Fret not, my friends. As someone who first experienced Coachella back when recreational cannabis was still illegal in California, I’m here to give you an insider’s take on what it’s really like to get high at the festival.
My Experience With Cannabis at Coachella
Last year I went to Coachella for the first time, and while I initially thought the festival was something I’d never be interested in, by the end of Day 3 I was like, “Wow, what a life-changing experience.” Like every festival rookie, before I arrived I was doing the routine “So is weed allowed at Coachella?” Google searches and skimming through Reddit pages looking for enough people to tell me, “Bro, you’re good,” before I committed to sneaking something in.
Chances are you’re doing the same, so let me assure you not to worry. From the way the festival communicates that no cannabis is allowed, you’d think there were 87 German Shepherds and 14 Robocops walking around just waiting for the chance to pounce on anyone with the gumption to smoke out, but immediately upon entrance I was smacked in the face with a big-ass cloud of That Loud™. I detected that unmistakeable odor in every single tent/venue, beer garden, and open field where people were just chillin’. Once people are admitted entrance, they pretty much light up any-and-everywhere they want. As long as you aren’t blatantly blowing smoke rings into the faces of Coachella staff members, it really is not that big of a deal.
How People Sneak Cannabis Into Coachella
The only true obstacle Coachella attendees face is getting their green into the festival, which, as you can imagine, really isn’t that difficult whatsoever. Upon entrance, there are two separate security checkpoints where the guards search ticket holders with a wand/metal detector and a little pat down. They also check bags, purses, and backpacks, which means attendees typically stash their stash in a secure place on their bodies (deep inside their shoes, inside their undergarments).
I pre-rolled all of my flower so I wouldn’t have to deal with finding somewhere to sit down and roll up, stashed the joints in a sandwich bag, rolled it over tightly, and tucked it safely inside of my compression shorts.

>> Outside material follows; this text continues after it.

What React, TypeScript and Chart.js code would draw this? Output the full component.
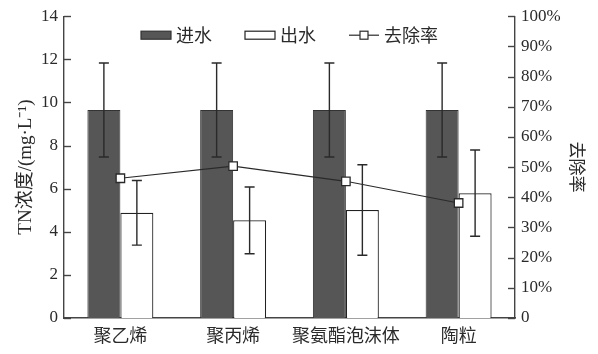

Then I walked gently so I wouldn’t crush the joints, and immediately after passing the second checkpoint, I pulled out my sandwich bag and lit up that celebratory joint like the young radical that I am.
What NOT to Do
One rule I will tell you to 100% abide by 100% of the time is NEVER PURCHASE CANNABIS (or other favors) FROM ANYONE INSIDE OF THE FESTIVAL. I REPEAT: DO NOT BUY ANYTHING FROM ANYONE. Just because they’re not really trippin’ about you getting high doesn’t mean that the place isn’t still flooded with narcs that are looking to ruin your weekend with a surprise charge.

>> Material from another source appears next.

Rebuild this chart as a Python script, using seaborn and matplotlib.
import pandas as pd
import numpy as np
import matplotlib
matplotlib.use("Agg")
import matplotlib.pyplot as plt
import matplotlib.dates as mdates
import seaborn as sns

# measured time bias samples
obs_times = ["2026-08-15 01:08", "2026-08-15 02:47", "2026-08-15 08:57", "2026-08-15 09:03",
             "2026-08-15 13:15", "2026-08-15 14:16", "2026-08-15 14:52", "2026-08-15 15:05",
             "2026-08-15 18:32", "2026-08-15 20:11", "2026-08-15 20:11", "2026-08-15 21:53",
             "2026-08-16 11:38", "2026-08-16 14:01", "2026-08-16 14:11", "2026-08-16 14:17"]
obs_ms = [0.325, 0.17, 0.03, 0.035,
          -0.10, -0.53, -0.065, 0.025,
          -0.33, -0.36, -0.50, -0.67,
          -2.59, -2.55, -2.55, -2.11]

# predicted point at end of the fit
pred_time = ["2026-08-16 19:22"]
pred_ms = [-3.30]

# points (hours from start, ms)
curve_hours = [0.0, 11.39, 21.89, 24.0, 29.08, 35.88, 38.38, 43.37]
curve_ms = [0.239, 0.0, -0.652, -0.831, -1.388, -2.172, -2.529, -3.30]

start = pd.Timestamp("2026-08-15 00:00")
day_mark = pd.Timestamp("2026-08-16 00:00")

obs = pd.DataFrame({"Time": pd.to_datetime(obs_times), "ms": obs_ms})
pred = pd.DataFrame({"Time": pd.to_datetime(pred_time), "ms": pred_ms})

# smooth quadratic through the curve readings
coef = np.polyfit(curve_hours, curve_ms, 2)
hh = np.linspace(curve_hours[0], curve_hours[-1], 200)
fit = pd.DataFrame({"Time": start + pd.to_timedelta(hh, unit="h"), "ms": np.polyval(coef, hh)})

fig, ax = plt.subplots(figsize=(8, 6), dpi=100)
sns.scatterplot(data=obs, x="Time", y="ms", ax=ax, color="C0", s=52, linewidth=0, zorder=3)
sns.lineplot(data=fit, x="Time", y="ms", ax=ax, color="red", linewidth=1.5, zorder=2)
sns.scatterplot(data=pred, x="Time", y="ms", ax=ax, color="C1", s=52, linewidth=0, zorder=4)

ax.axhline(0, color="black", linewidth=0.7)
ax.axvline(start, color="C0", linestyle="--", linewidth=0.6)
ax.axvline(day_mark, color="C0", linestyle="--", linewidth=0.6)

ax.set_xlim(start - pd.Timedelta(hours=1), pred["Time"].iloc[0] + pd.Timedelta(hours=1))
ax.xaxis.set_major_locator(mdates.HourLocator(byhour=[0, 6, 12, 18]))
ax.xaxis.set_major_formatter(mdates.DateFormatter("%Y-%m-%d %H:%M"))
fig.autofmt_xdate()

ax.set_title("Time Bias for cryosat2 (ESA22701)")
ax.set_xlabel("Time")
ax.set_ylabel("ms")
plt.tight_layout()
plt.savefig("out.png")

And that, my friends, is pretty much my experience and advice for cannabis at Coachella. As long as you aren’t a blatant jackass, you’ll be fine. Just make sure to pack it in safely, and never buy from anyone who’s offering. Now get out there and enjoy yourselves. Once you get past all the vanity and corny social media shit, it really is one of the best experiences a music lover/hippy/free spirit/person-that’s-just-looking-for-a-great-time could ever have.